The Conference Pastor

Ever taken a look at the typical speaker list for most Christian conferences put on nationwide? Just about every pastor leads a church of over 5,000 people and has written at least one best-selling book.

I recently had a conversation about how church conferences could easily make a pastor feel completely inadequate. 99% of pastors will never help lead a church of over 500 people, and they won’t ever write a book that gets read worldwide. But they will likely attend conferences to learn from the “successful” pastors who have figured everything out.

Don’t get me wrong, I have a lot of respect for those pastors whose churches God has been using to reach a lot of people and for the pastors who God has given an ability to write well and handle the spotlight. This isn’t about those pastors. The problem comes when these conferences only use men and women who’ve had “success” in the eyes of the many to help lead the other people who’ve had less “success.”

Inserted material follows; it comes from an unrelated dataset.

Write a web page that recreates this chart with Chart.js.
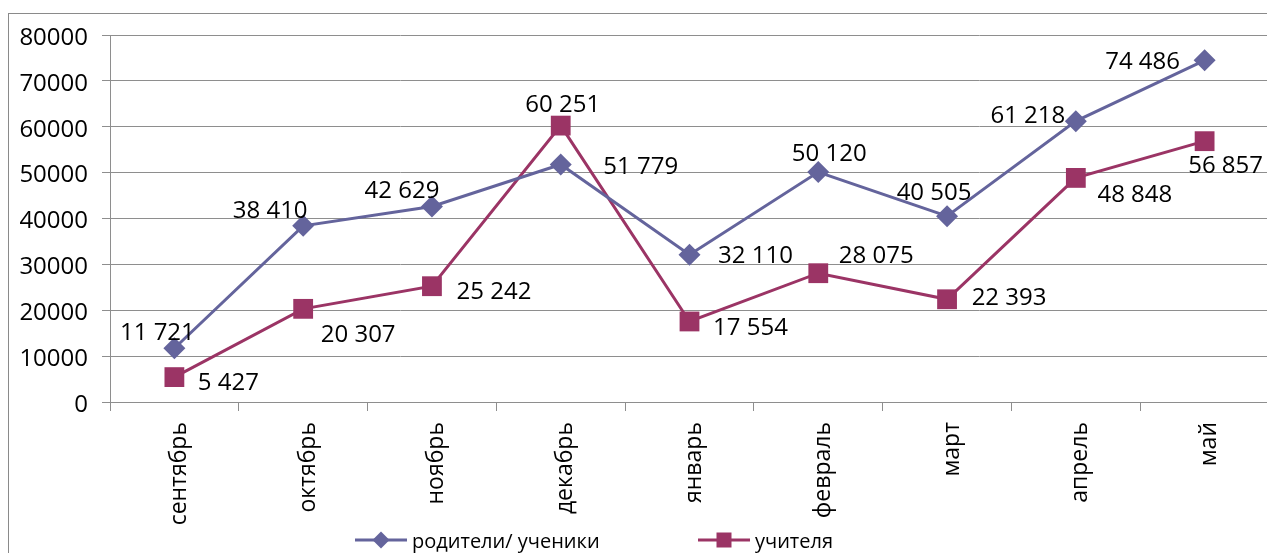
<!DOCTYPE html>
<html>
<head>
<meta charset="utf-8">
<script src="https://cdn.jsdelivr.net/npm/chart.js@4.4.1/dist/chart.umd.min.js"></script>
<style>
  html, body { margin: 0; padding: 0; background: #fff; overflow: hidden; width: 1267px; height: 553px; }
  #frame { position: absolute; left: 8px; top: 13px; width: 1400px; height: 700px; border-left: 1px solid #8a8a8a; border-top: 1px solid #8a8a8a; }
  #wrap { position: absolute; left: 0; top: 0; width: 1290px; height: 553px; }
  .leg { position: absolute; top: 526px; height: 28px; display: flex; align-items: center; font-family: "Open Sans", sans-serif; font-size: 20px; color: #000; white-space: nowrap; }
  .leg svg { margin-right: 5px; }
</style>
</head>
<body>
<div id="frame"></div>
<div id="wrap"><canvas id="c" width="1290" height="553" style="width:1290px;height:553px"></canvas></div>
<div class="leg" id="leg1" style="left:355px"></div>
<div class="leg" id="leg2" style="left:698px"></div>
<script>
const categories = ['сентябрь','октябрь','ноябрь','декабрь','январь','февраль','март','апрель','май'];
const parentsStudents = [11721, 38410, 42629, 51779, 32110, 50120, 40505, 61218, 74486];
const teachers = [5427, 20307, 25242, 60251, 17554, 28075, 22393, 48848, 56857];
const seriesNames = ['родители/ ученики', 'учителя'];
const yTicks = [0, 10000, 20000, 30000, 40000, 50000, 60000, 70000, 80000];

// label offsets (px) relative to each point
const labelOffsets1 = [[-17,-17],[-33,-17],[-30,-17],[80,1],[66,-1],[11,-20],[-13,-25],[-48,-7],[-62,0]];
const labelOffsets2 = [[54,4],[55,24],[62,4],[2,-22],[61,5],[58,-19],[62,-3],[59,15],[21,23]];

const C1 = '#64649c';
const C2 = '#9b3465';
const GRID = '#8e8e8e';
const FONT = '"Open Sans", sans-serif';

function fmt(v){ return String(v).replace(/\B(?=(\d{3})+(?!\d))/g, ' '); }

const dataLabels = {
  id: 'dataLabels',
  afterDatasetsDraw(chart) {
    const ctx = chart.ctx;
    const offs = [labelOffsets1, labelOffsets2];
    ctx.save();
    ctx.font = '24px ' + FONT;
    ctx.fillStyle = '#000';
    ctx.textAlign = 'center';
    ctx.textBaseline = 'middle';
    chart.data.datasets.forEach((ds, i) => {
      const meta = chart.getDatasetMeta(i);
      meta.data.forEach((pt, j) => {
        const o = offs[i][j];
        ctx.fillText(fmt(ds.data[j]), pt.x + o[0], pt.y + o[1] + 2);
      });
    });
    ctx.restore();
  }
};

new Chart(document.getElementById('c'), {
  type: 'line',
  data: {
    labels: categories,
    datasets: [
      { label: seriesNames[0], data: parentsStudents, borderColor: C1, backgroundColor: C1,
        borderWidth: 3, pointStyle: 'rectRot', pointRadius: 11, pointBorderWidth: 0, tension: 0 },
      { label: seriesNames[1], data: teachers, borderColor: C2, backgroundColor: C2,
        borderWidth: 3, pointStyle: 'rect', pointRadius: 14, pointBorderWidth: 0, tension: 0 }
    ]
  },
  options: {
    responsive: false,
    devicePixelRatio: 1,
    animation: false,
    events: [],
    layout: { padding: { top: 35, right: 21, bottom: 0, left: 0 } },
    plugins: { legend: { display: false }, tooltip: { enabled: false } },
    scales: {
      x: {
        offset: true,
        grid: { offset: true, drawOnChartArea: false, drawTicks: true, tickLength: 9, color: GRID, tickColor: GRID },
        border: { display: true, color: GRID, width: 1 },
        ticks: { autoSkip: false, minRotation: 90, maxRotation: 90, padding: 11, labelOffset: 5,
                 color: '#000', font: { family: FONT, size: 23 } },
        afterFit(s) { s.height = 151; }
      },
      y: {
        min: 0, max: 80000,
        afterBuildTicks(s) { s.ticks = yTicks.map(v => ({ value: v })); },
        grid: { color: GRID, tickLength: 8, tickColor: GRID, lineWidth: 1 },
        border: { display: true, color: GRID, width: 1 },
        ticks: { padding: 14, labelOffset: 3, color: '#000', font: { family: FONT, size: 24 },
                 callback: v => String(v) },
        afterFit(s) { s.width = 110; }
      }
    }
  },
  plugins: [dataLabels]
});

function legendItem(el, color, marker, text) {
  const m = marker === 'diamond'
    ? `<polygon points="26,1.5 34.5,10 26,18.5 17.5,10" fill="${color}"/>`
    : `<rect x="18.5" y="2.5" width="15" height="15" fill="${color}"/>`;
  el.innerHTML = `<svg width="52" height="20" viewBox="0 0 52 20"><line x1="0" y1="10" x2="52" y2="10" stroke="${color}" stroke-width="3"/>${m}</svg><span></span>`;
  el.querySelector('span').textContent = text;
}
legendItem(document.getElementById('leg1'), C1, 'diamond', seriesNames[0]);
legendItem(document.getElementById('leg2'), C2, 'square', seriesNames[1]);
</script>
</body>
</html>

We start to think being a good pastor means doing what they do or being a good leader means leading like they lead. After we realize we can’t, we begin to think of ourselves as inadequate.

After attending The Global Leadership Summit last week I decided to read a book on servant leadership. The conference, while one of my favorites, focuses a lot on 2nd level leadership. Strategies, personnel development, and vision clarity are all 2nd level leadership areas and they are important to keep in mind. But the base level of leadership is the ability to be led (by God), modeled perfectly by Jesus, and it is the core of becoming a good leader. Henri Nouwen gets right to the heart of this:

“It is not enough for the priests and ministers of the future to be moral people, well trained, eager to help their fellow humans, and able to respond creatively to the burning issues of their time. All of that is very valuable and important, but it is not the heart of Christian leadership. The central question is, Are the leaders of the future truly men and women of God, people with an ardent desire to dwell in God’s presence, to listen to God’s voice, to look at God’s beauty, to touch God’s incarnate Word, and to taste fully God’s infinite goodness?” (In the Name of Jesus, 43).

The question for us is, have we become so focused on the 2nd level of leadership that we’ve abandoned our call to be led by God?